> **EXERCISE BRIEF**
Take the lines from the head of the listing through the one bearing "const nc3Err = [0.01, 0.01, 0.08, 0.033, 0.045, 0.05, 0.04];" and copy them exactly, leaving every picture out.

# # # # #

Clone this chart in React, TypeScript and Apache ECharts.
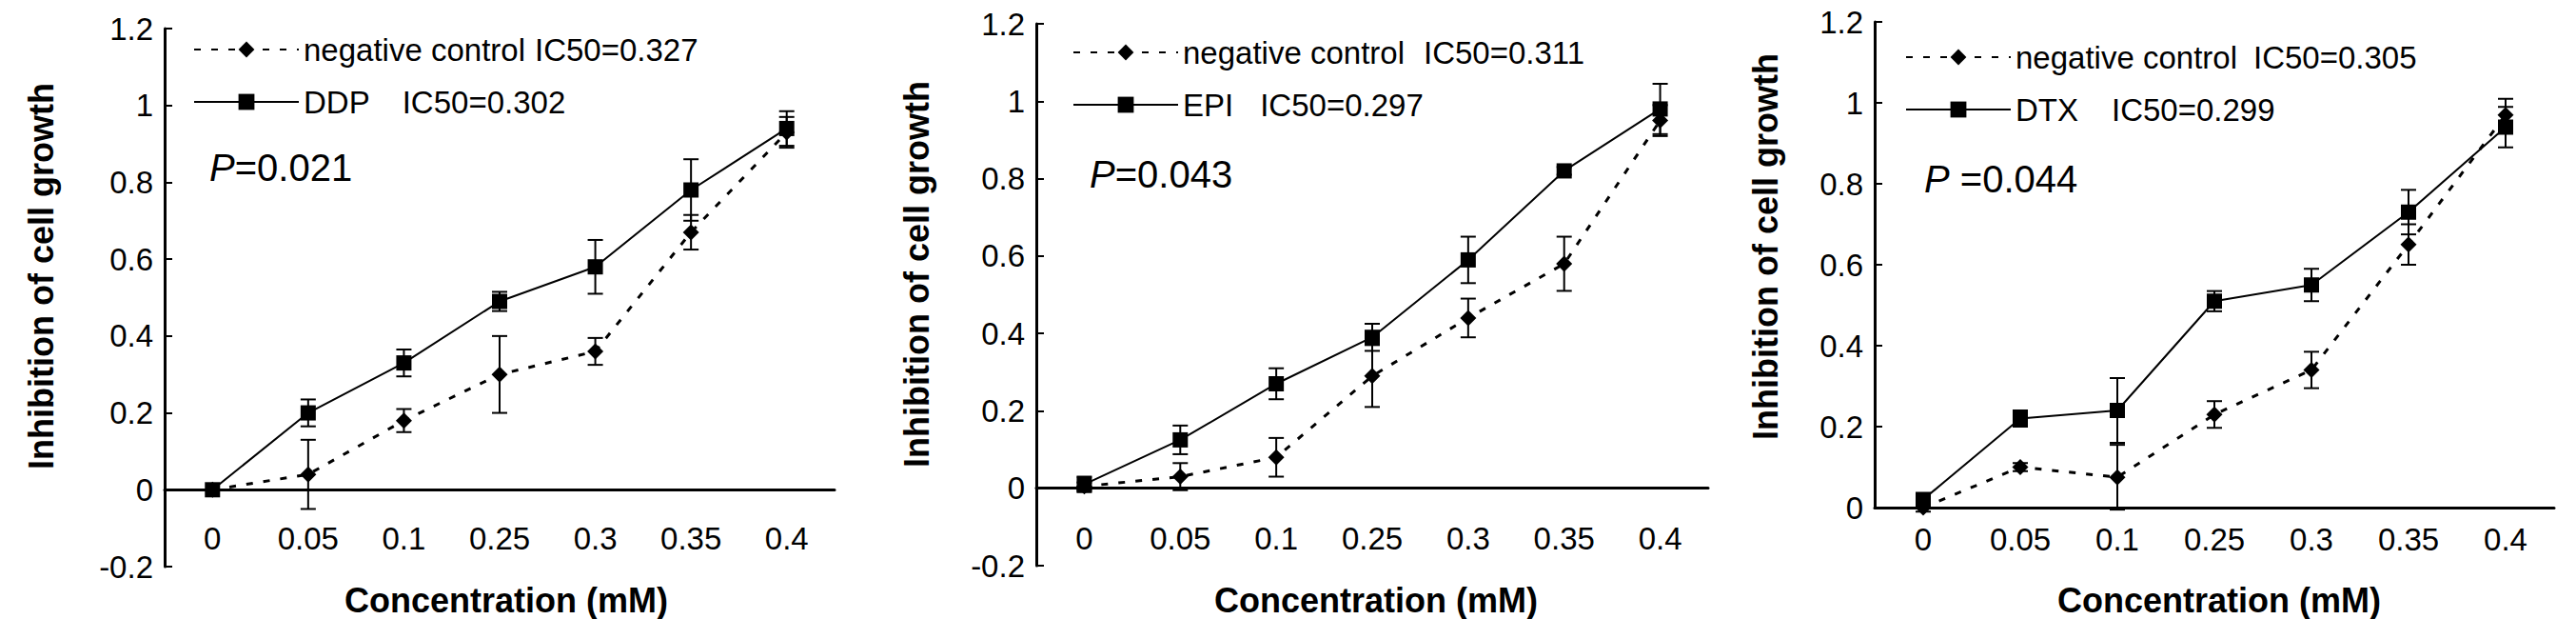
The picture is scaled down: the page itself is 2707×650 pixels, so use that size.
import React, { useEffect, useRef } from "react";
import * as echarts from "echarts";

// concentrations (mM) on the x axis
const categories = ["0", "0.05", "0.1", "0.25", "0.3", "0.35", "0.4"];

// panel 1: DDP
const ddpMean = [0, 0.2, 0.33, 0.49, 0.58, 0.78, 0.94];
const ddpErr = [0, 0.035, 0.035, 0.025, 0.07, 0.08, 0.045];
const nc1Mean = [0, 0.04, 0.18, 0.3, 0.36, 0.67, 0.93];
const nc1Err = [0, 0.09, 0.03, 0.1, 0.035, 0.045, 0.04];

// panel 2: EPI
const epiMean = [0.01, 0.125, 0.27, 0.39, 0.59, 0.82, 0.98];
const epiErr = [0.02, 0.037, 0.04, 0.035, 0.06, 0.01, 0.065];
const nc2Mean = [0.005, 0.03, 0.08, 0.29, 0.44, 0.58, 0.95];
const nc2Err = [0.01, 0.035, 0.05, 0.08, 0.05, 0.07, 0.04];

// panel 3: DTX
const dtxMean = [0.02, 0.22, 0.24, 0.51, 0.55, 0.73, 0.94];
const dtxErr = [0.01, 0.02, 0.08, 0.025, 0.04, 0.055, 0.05];
const nc3Mean = [0, 0.1, 0.075, 0.23, 0.34, 0.65, 0.97];
const nc3Err = [0.01, 0.01, 0.08, 0.033, 0.045, 0.05, 0.04];

const drugNames = ["DDP", "EPI", "DTX"];
const ncIC50 = ["IC50=0.327", "IC50=0.311", "IC50=0.305"];
const drugIC50 = ["IC50=0.302", "IC50=0.297", "IC50=0.299"];
const pValues = ["=0.021", "=0.043", " =0.044"];
const yMins = [-0.2, -0.2, 0];

const FONT = "'Liberation Sans', Arial, sans-serif";

// layout of each panel (labelMargin is measured from the grid bottom; negative pulls labels up under the zero line)
const panels = [
  { left: 173, top: 30, width: 704, height: 565, legendLeft: 203, legendTop: 35, ncGap: 10, drugGap: 34, pLeft: 220, pY: 178, yTitle: [43, 290], xTitle: [532, 630], labelMargin: -46 },
  { left: 1089, top: 25, width: 706, height: 569, legendLeft: 1127, legendTop: 38, ncGap: 20, drugGap: 28, pLeft: 1145, pY: 185, yTitle: [963, 288], xTitle: [1446, 630], labelMargin: -45 },
  { left: 1970, top: 23, width: 714, height: 510, legendLeft: 2002, legendTop: 43, ncGap: 17, drugGap: 35, pLeft: 2022, pY: 190, yTitle: [1855, 259], xTitle: [2332, 630], labelMargin: 17 },
];

const App: React.FC = () => {
  const chartRef = useRef<HTMLDivElement>(null);

  useEffect(() => {
    if (!chartRef.current) return;
    const chart = echarts.init(chartRef.current, null, { renderer: "svg" });

    const sets = [
      { drug: ddpMean, drugErr: ddpErr, nc: nc1Mean, ncErr: nc1Err },
      { drug: epiMean, drugErr: epiErr, nc: nc2Mean, ncErr: nc2Err },
      { drug: dtxMean, drugErr: dtxErr, nc: nc3Mean, ncErr: nc3Err },
    ];

    const errorBars = (mean: number[], err: number[], i: number) => ({
      type: "custom",
      xAxisIndex: i,
      yAxisIndex: i,
      z: 1,
      silent: true,
      data: mean.map((m, k) => [k, m, err[k]]),
      encode: { x: 0, y: 1 },
      renderItem: (_params: any, api: any) => {
        const xi = api.value(0);
        const m = api.value(1);
        const e = api.value(2);
        const top = api.coord([xi, m + e]);
        const bot = api.coord([xi, m - e]);
        const hw = 8;
        const st = { stroke: "#000", lineWidth: 2 };
        return {
          type: "group",
          children: [
            { type: "line", shape: { x1: top[0], y1: top[1], x2: bot[0], y2: bot[1] }, style: st },
            { type: "line", shape: { x1: top[0] - hw, y1: top[1], x2: top[0] + hw, y2: top[1] }, style: st },
            { type: "line", shape: { x1: bot[0] - hw, y1: bot[1], x2: bot[0] + hw, y2: bot[1] }, style: st },
          ],
        };
      },
    });

    const series: any[] = [];
    const legends: any[] = [];
    const graphics: any[] = [];

    panels.forEach((p, i) => {
      const ncName = "negative control " + ncIC50[i];
      const drugName = drugNames[i] + " " + drugIC50[i];
      series.push({
        name: ncName,
        type: "line",
        xAxisIndex: i,
        yAxisIndex: i,
        z: 2,
        data: sets[i].nc,
        symbol: "diamond",
        symbolSize: 17,
        itemStyle: { color: "#000" },
        lineStyle: { color: "#000", width: 3, type: [7, 11] },
      });
      series.push({
        name: drugName,
        type: "line",
        xAxisIndex: i,
        yAxisIndex: i,
        z: 3,
        data: sets[i].drug,
        symbol: "rect",
        symbolSize: 16,
        itemStyle: { color: "#000" },
        lineStyle: { color: "#000", width: 2, type: "solid" },
      });
      series.push(errorBars(sets[i].nc, sets[i].ncErr, i));
      series.push(errorBars(sets[i].drug, sets[i].drugErr, i));

      legends.push({
        left: p.legendLeft,
        top: p.legendTop,
        orient: "vertical",
        padding: 0,
        itemWidth: 110,
        itemHeight: 21,
        itemGap: 21,
        selectedMode: false,
        data: [ncName, drugName],
        formatter: (name: string) =>
          name === ncName
            ? "negative control{a|" + ncIC50[i] + "}"
            : drugNames[i] + "{b|" + drugIC50[i] + "}",
        textStyle: {
          fontFamily: FONT,
          fontSize: 33,
          lineHeight: 34,
          color: "#000",
          rich: {
            a: { fontFamily: FONT, fontSize: 33, lineHeight: 34, color: "#000", padding: [0, 0, 0, p.ncGap] },
            b: { fontFamily: FONT, fontSize: 33, lineHeight: 34, color: "#000", padding: [0, 0, 0, p.drugGap] },
          },
        },
      });

      graphics.push({
        type: "text",
        left: p.pLeft,
        top: p.pY - 22,
        style: {
          text: "{i|P}" + pValues[i],
          fontFamily: FONT,
          fontSize: 40,
          fill: "#000",
          rich: { i: { fontFamily: FONT, fontSize: 40, fontStyle: "italic", fill: "#000" } },
        },
      });
      graphics.push({
        type: "text",
        x: p.yTitle[0],
        y: p.yTitle[1],
        rotation: Math.PI / 2,
        style: {
          text: "Inhibition of cell growth",
          fontFamily: FONT,
          fontSize: 36,
          fontWeight: "bold",
          fill: "#000",
          align: "center",
          verticalAlign: "middle",
          textAlign: "center",
          textVerticalAlign: "middle",
        },
      });
      graphics.push({
        type: "text",
        x: p.xTitle[0],
        y: p.xTitle[1],
        style: {
          text: "Concentration (mM)",
          fontFamily: FONT,
          fontSize: 36,
          fontWeight: "bold",
          fill: "#000",
          align: "center",
          verticalAlign: "middle",
          textAlign: "center",
          textVerticalAlign: "middle",
        },
      });
    });

    chart.setOption({
      animation: false,
      backgroundColor: "#fff",
      grid: panels.map((p) => ({ left: p.left, top: p.top, width: p.width, height: p.height })),
      xAxis: panels.map((p, i) => ({
        type: "category",
        gridIndex: i,
        data: categories,
        boundaryGap: true,
        axisLine: { onZero: true, lineStyle: { color: "#000", width: 3 } },
        axisTick: { inside: true, length: 10, lineStyle: { color: "#000", width: 2 } },
        axisLabel: { color: "#000", fontFamily: FONT, fontSize: 33, margin: p.labelMargin },
        splitLine: { show: false },
      })),
      yAxis: panels.map((_p, i) => ({
        type: "value",
        gridIndex: i,
        min: yMins[i],
        max: 1.2,
        interval: 0.2,
        axisLine: { show: true, onZero: false, lineStyle: { color: "#000", width: 3 } },
        axisTick: { show: true, inside: true, length: 8, lineStyle: { color: "#000", width: 2 } },
        axisLabel: { color: "#000", fontFamily: FONT, fontSize: 33, margin: 12 },
        splitLine: { show: false },
      })),
      legend: legends,
      graphic: graphics,
      series,
    });

    return () => {
      chart.dispose();
    };
  }, []);

  return (
    <div
      ref={chartRef}
      style={{ position: "absolute", left: 0, top: 0, width: 2707, height: 650 }}
    />
  );
};

export default App;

# # # # #

> **WRITTEN ANSWER**
Clone this chart in React, TypeScript and Apache ECharts.
The picture is scaled down: the page itself is 2707×650 pixels, so use that size.
import React, { useEffect, useRef } from "react";
import * as echarts from "echarts";

// concentrations (mM) on the x axis
const categories = ["0", "0.05", "0.1", "0.25", "0.3", "0.35", "0.4"];

// panel 1: DDP
const ddpMean = [0, 0.2, 0.33, 0.49, 0.58, 0.78, 0.94];
const ddpErr = [0, 0.035, 0.035, 0.025, 0.07, 0.08, 0.045];
const nc1Mean = [0, 0.04, 0.18, 0.3, 0.36, 0.67, 0.93];
const nc1Err = [0, 0.09, 0.03, 0.1, 0.035, 0.045, 0.04];

// panel 2: EPI
const epiMean = [0.01, 0.125, 0.27, 0.39, 0.59, 0.82, 0.98];
const epiErr = [0.02, 0.037, 0.04, 0.035, 0.06, 0.01, 0.065];
const nc2Mean = [0.005, 0.03, 0.08, 0.29, 0.44, 0.58, 0.95];
const nc2Err = [0.01, 0.035, 0.05, 0.08, 0.05, 0.07, 0.04];

// panel 3: DTX
const dtxMean = [0.02, 0.22, 0.24, 0.51, 0.55, 0.73, 0.94];
const dtxErr = [0.01, 0.02, 0.08, 0.025, 0.04, 0.055, 0.05];
const nc3Mean = [0, 0.1, 0.075, 0.23, 0.34, 0.65, 0.97];
const nc3Err = [0.01, 0.01, 0.08, 0.033, 0.045, 0.05, 0.04];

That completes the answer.